- [DATA SECTION]
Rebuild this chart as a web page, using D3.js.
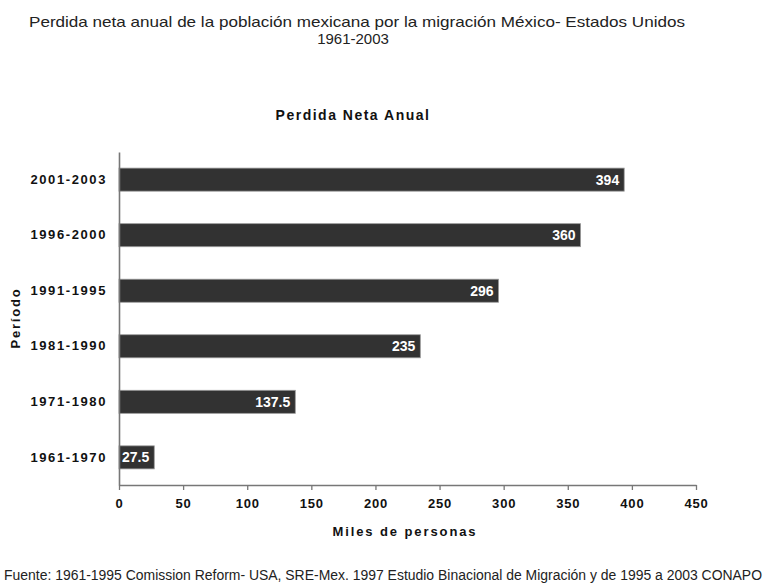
<!DOCTYPE html>
<html>
<head>
<meta charset="utf-8">
<script src="https://cdn.jsdelivr.net/npm/d3@7"></script>
<style>
  html, body { margin: 0; padding: 0; background: #fff; }
  svg { display: block; }
</style>
</head>
<body>
<div id="chart"></div>
<script>
// Periods, top to bottom, and annual net loss (thousands of people)
const periods = ["2001-2003", "1996-2000", "1991-1995", "1981-1990", "1971-1980", "1961-1970"];
const netLoss = [394, 360, 296, 235, 137.5, 27.5];
const xTicks = [0, 50, 100, 150, 200, 250, 300, 350, 400, 450];

const titleLines = [
  "Perdida neta anual de la población mexicana por la migración México- Estados Unidos",
  "1961-2003"
];
const chartTitle = "Perdida Neta Anual";
const xLabel = "Miles de personas";
const yLabel = "Período";
const sourceNote = "Fuente: 1961-1995 Comission Reform- USA, SRE-Mex. 1997 Estudio Binacional de Migración y de 1995 a 2003 CONAPO";

const W = 767, H = 587;
const plot = { left: 119, right: 696, top: 152, bottom: 485 };
const font = "'Liberation Sans', Arial, sans-serif";

const svg = d3.select("#chart").append("svg")
  .attr("width", W).attr("height", H);

const x = d3.scaleLinear().domain([0, 450]).range([plot.left, plot.right]);
const y = d3.scaleBand().domain(periods).range([plot.top, plot.bottom]).paddingInner(0.585).paddingOuter(0.29);

// Main heading (two centred lines)
svg.append("text")
  .attr("x", 357).attr("y", 27)
  .attr("text-anchor", "middle")
  .attr("font-family", font).attr("font-size", 15).attr("fill", "#222")
  .text(titleLines[0])
  .attr("textLength", 656).attr("lengthAdjust", "spacingAndGlyphs");
svg.append("text")
  .attr("x", 353).attr("y", 44)
  .attr("text-anchor", "middle")
  .attr("font-family", font).attr("font-size", 15).attr("fill", "#222")
  .text(titleLines[1]);

// Chart title
svg.append("text")
  .attr("x", 353).attr("y", 120)
  .attr("text-anchor", "middle")
  .attr("font-family", font).attr("font-weight", "bold")
  .attr("font-size", 14).attr("letter-spacing", 1.5).attr("fill", "#111")
  .text(chartTitle);

// Bars
const bars = svg.append("g");
bars.selectAll("rect").data(periods).join("rect")
  .attr("x", x(0))
  .attr("y", d => y(d))
  .attr("width", (d, i) => x(netLoss[i]) - x(0))
  .attr("height", y.bandwidth())
  .attr("fill", "#323232")
  .attr("stroke", "#9a9a9a").attr("stroke-width", 0.8);

// Value labels inside bar ends
bars.selectAll("text").data(periods).join("text")
  .attr("x", (d, i) => x(netLoss[i]) - 5)
  .attr("y", d => y(d) + y.bandwidth() / 2 + 5)
  .attr("text-anchor", "end")
  .attr("font-family", font).attr("font-weight", "bold")
  .attr("font-size", 14).attr("fill", "#fff")
  .text((d, i) => netLoss[i]);

// X axis
const xAxis = svg.append("g")
  .attr("transform", `translate(0,${plot.bottom})`)
  .call(d3.axisBottom(x).tickValues(xTicks).tickSize(5).tickPadding(9).tickSizeOuter(0));
xAxis.select(".domain").attr("stroke", "#777").attr("stroke-width", 1.6);
xAxis.selectAll(".tick line").attr("stroke", "#777").attr("stroke-width", 1.3);
xAxis.selectAll(".tick text")
  .attr("font-family", font).attr("font-weight", "bold")
  .attr("font-size", 13).attr("letter-spacing", 0.8).attr("fill", "#111");

// Y axis
const yAxis = svg.append("g")
  .attr("transform", `translate(${plot.left},0)`)
  .call(d3.axisLeft(y).tickSize(0).tickPadding(12).tickSizeOuter(0));
yAxis.select(".domain").attr("stroke", "#777").attr("stroke-width", 1.6);
yAxis.selectAll(".tick text")
  .attr("font-family", font).attr("font-weight", "bold")
  .attr("font-size", 13).attr("letter-spacing", 1.6).attr("fill", "#111");

// Axis titles
svg.append("text")
  .attr("x", 405).attr("y", 536)
  .attr("text-anchor", "middle")
  .attr("font-family", font).attr("font-weight", "bold")
  .attr("font-size", 13).attr("letter-spacing", 1.9).attr("fill", "#111")
  .text(xLabel);

svg.append("text")
  .attr("transform", "translate(20,318) rotate(-90)")
  .attr("text-anchor", "middle")
  .attr("font-family", font).attr("font-weight", "bold")
  .attr("font-size", 13).attr("letter-spacing", 1.8).attr("fill", "#111")
  .text(yLabel);

// Source note
svg.append("text")
  .attr("x", 383).attr("y", 580)
  .attr("text-anchor", "middle")
  .attr("font-family", font).attr("font-size", 14).attr("fill", "#222")
  .text(sourceNote)
  .attr("textLength", 758).attr("lengthAdjust", "spacingAndGlyphs");
</script>
</body>
</html>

- [SET PROBLEM]
Reproduce every line of the material precisely, omitting its pictures.

- [FINISHED TASK]
Rebuild this chart as a web page, using D3.js.
<!DOCTYPE html>
<html>
<head>
<meta charset="utf-8">
<script src="https://cdn.jsdelivr.net/npm/d3@7"></script>
<style>
  html, body { margin: 0; padding: 0; background: #fff; }
  svg { display: block; }
</style>
</head>
<body>
<div id="chart"></div>
<script>
// Periods, top to bottom, and annual net loss (thousands of people)
const periods = ["2001-2003", "1996-2000", "1991-1995", "1981-1990", "1971-1980", "1961-1970"];
const netLoss = [394, 360, 296, 235, 137.5, 27.5];
const xTicks = [0, 50, 100, 150, 200, 250, 300, 350, 400, 450];

const titleLines = [
  "Perdida neta anual de la población mexicana por la migración México- Estados Unidos",
  "1961-2003"
];
const chartTitle = "Perdida Neta Anual";
const xLabel = "Miles de personas";
const yLabel = "Período";
const sourceNote = "Fuente: 1961-1995 Comission Reform- USA, SRE-Mex. 1997 Estudio Binacional de Migración y de 1995 a 2003 CONAPO";

const W = 767, H = 587;
const plot = { left: 119, right: 696, top: 152, bottom: 485 };
const font = "'Liberation Sans', Arial, sans-serif";

const svg = d3.select("#chart").append("svg")
  .attr("width", W).attr("height", H);

const x = d3.scaleLinear().domain([0, 450]).range([plot.left, plot.right]);
const y = d3.scaleBand().domain(periods).range([plot.top, plot.bottom]).paddingInner(0.585).paddingOuter(0.29);

// Main heading (two centred lines)
svg.append("text")
  .attr("x", 357).attr("y", 27)
  .attr("text-anchor", "middle")
  .attr("font-family", font).attr("font-size", 15).attr("fill", "#222")
  .text(titleLines[0])
  .attr("textLength", 656).attr("lengthAdjust", "spacingAndGlyphs");
svg.append("text")
  .attr("x", 353).attr("y", 44)
  .attr("text-anchor", "middle")
  .attr("font-family", font).attr("font-size", 15).attr("fill", "#222")
  .text(titleLines[1]);

// Chart title
svg.append("text")
  .attr("x", 353).attr("y", 120)
  .attr("text-anchor", "middle")
  .attr("font-family", font).attr("font-weight", "bold")
  .attr("font-size", 14).attr("letter-spacing", 1.5).attr("fill", "#111")
  .text(chartTitle);

// Bars
const bars = svg.append("g");
bars.selectAll("rect").data(periods).join("rect")
  .attr("x", x(0))
  .attr("y", d => y(d))
  .attr("width", (d, i) => x(netLoss[i]) - x(0))
  .attr("height", y.bandwidth())
  .attr("fill", "#323232")
  .attr("stroke", "#9a9a9a").attr("stroke-width", 0.8);

// Value labels inside bar ends
bars.selectAll("text").data(periods).join("text")
  .attr("x", (d, i) => x(netLoss[i]) - 5)
  .attr("y", d => y(d) + y.bandwidth() / 2 + 5)
  .attr("text-anchor", "end")
  .attr("font-family", font).attr("font-weight", "bold")
  .attr("font-size", 14).attr("fill", "#fff")
  .text((d, i) => netLoss[i]);

// X axis
const xAxis = svg.append("g")
  .attr("transform", `translate(0,${plot.bottom})`)
  .call(d3.axisBottom(x).tickValues(xTicks).tickSize(5).tickPadding(9).tickSizeOuter(0));
xAxis.select(".domain").attr("stroke", "#777").attr("stroke-width", 1.6);
xAxis.selectAll(".tick line").attr("stroke", "#777").attr("stroke-width", 1.3);
xAxis.selectAll(".tick text")
  .attr("font-family", font).attr("font-weight", "bold")
  .attr("font-size", 13).attr("letter-spacing", 0.8).attr("fill", "#111");

// Y axis
const yAxis = svg.append("g")
  .attr("transform", `translate(${plot.left},0)`)
  .call(d3.axisLeft(y).tickSize(0).tickPadding(12).tickSizeOuter(0));
yAxis.select(".domain").attr("stroke", "#777").attr("stroke-width", 1.6);
yAxis.selectAll(".tick text")
  .attr("font-family", font).attr("font-weight", "bold")
  .attr("font-size", 13).attr("letter-spacing", 1.6).attr("fill", "#111");

// Axis titles
svg.append("text")
  .attr("x", 405).attr("y", 536)
  .attr("text-anchor", "middle")
  .attr("font-family", font).attr("font-weight", "bold")
  .attr("font-size", 13).attr("letter-spacing", 1.9).attr("fill", "#111")
  .text(xLabel);

svg.append("text")
  .attr("transform", "translate(20,318) rotate(-90)")
  .attr("text-anchor", "middle")
  .attr("font-family", font).attr("font-weight", "bold")
  .attr("font-size", 13).attr("letter-spacing", 1.8).attr("fill", "#111")
  .text(yLabel);

// Source note
svg.append("text")
  .attr("x", 383).attr("y", 580)
  .attr("text-anchor", "middle")
  .attr("font-family", font).attr("font-size", 14).attr("fill", "#222")
  .text(sourceNote)
  .attr("textLength", 758).attr("lengthAdjust", "spacingAndGlyphs");
</script>
</body>
</html>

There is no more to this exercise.